グループウェア大手のサイボウズは今年6月、従業員に対してそれまで禁止していた副業を解禁することを公表した。企業の人事労務担当者を対象にした「HR EXPO 2013」で、山田理副社長が講演で明らかにしたものだ。
講演では「個人で簡単にビジネスしやすい状況なのに、気にしているほうがナンセンス」と、副業禁止が時代にマッチしていないことを指摘したという。
給与カットやリストラで「ルール破り」が当たり前に
「東京五輪」やアベノミクスの影響で、景気の先行きに期待が持てる雰囲気になってきた。しかし大方のサラリーマンには、リストラの脅威が先送りされたものの、給料がこれまでより上がる見込みは持てない。
前述の山田副社長も、副業が高じて「自立できるならいいじゃないですか」と語ったという。絶対の忠誠を誓う代わりに、会社に人生を丸抱えしてもらえる時代は終わりを迎えたようだ。
「週末起業フォーラム」のウェブサイトを見ると、会員2000人のうち会社勤めをしながら副業を始めている人が半分おり、1割が月商50万円を超えているという。
代表的な副業は「ウェブ制作の代行」「通信教材などの配送代行」「DVDの撮影代行」などの代行業で、「お墓参り代行」というものもある。飲食店のオーナーや、企業やビジネスパーソンを対象とした「コンサルタント」も多い。
東芝や富士通、日産自動車などの大手企業は、リーマンショック後の賃金目減りを補うため、工場勤務の従業員を中心にアルバイトを容認して大きく報じられた。それでもホワイトカラーについては「本業への影響」を盾に、副業を許さないところが多かった。
ところが、会社が給与カットやリストラを平気で行うようになってからは、「会社のルールなど知ったことか」とばかりに副業をする人が続出。かつては夜の交通整理など睡眠時間を削り体力を要する仕事が多かったが、パソコンさえあれば自宅でできるものが増えたのも追い風となった。
「副業に手を出す会社員」を騙すビジネスも好調か
根強い人気なのは、サイトのクリック数や物品販売などの成果に応じて収入が得られる「アフィリエイト」だ。ネット上には「ブログとメルマガアフィリエイトで月収100万!」「アフィリエイトで月に500万円以上稼ぐ!」といった言葉が踊っている。
実名を隠し、確定申告を巧みに行えば会社にはバレない。

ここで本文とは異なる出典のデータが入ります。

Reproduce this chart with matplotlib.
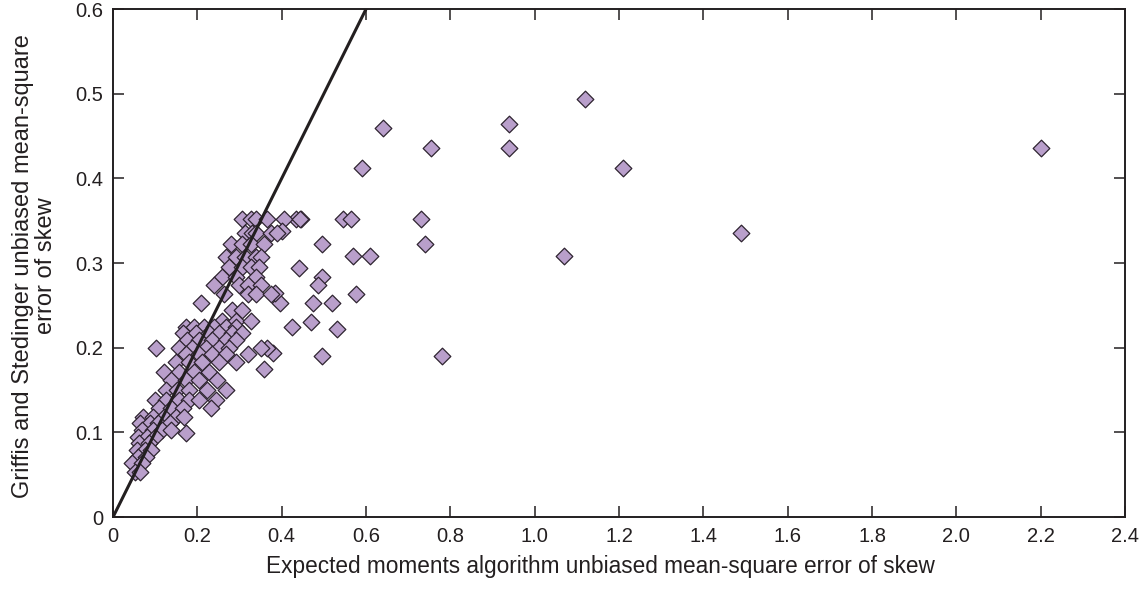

とはいえまとまった収入を得るためには、かなり多くの訪問者を集める必要がある。訪問者を増やすためのコンテンツを用意するのも容易ではないが、そのあたりを見透かして罠をかける業者もいるようだ。
消費者庁は先月、ウソの売り文句でネット副業を勧誘する業者がいるとして、事業者名を公表して注意を呼びかけた。「ウェブサイトを開設し、副業をすれば収入が上がる」と持ちかけて開設費用30~40万円を振り込ませ、それ相当の収入が得られない場合は全額返金すると告げていたという。
しかし「返金されない」という相談が全国で65件にのぼり、処分に至った。開設費用相当の収入があがった事例は確認できなかったらしい。事情通は「事業者名の公表は単なる見せしめ。怪しい業者は数え切れない」と指摘する。
何年間も与えられた仕事だけをしていて、金儲けのセンスが磨かれていない会社員が安直に副業に手を出しても「士族の商法」で終わる可能性が高そうだ。もしかするとネット時代に儲けているのは、副業に手を出すサラリーマンをカモにする側なのかもしれない。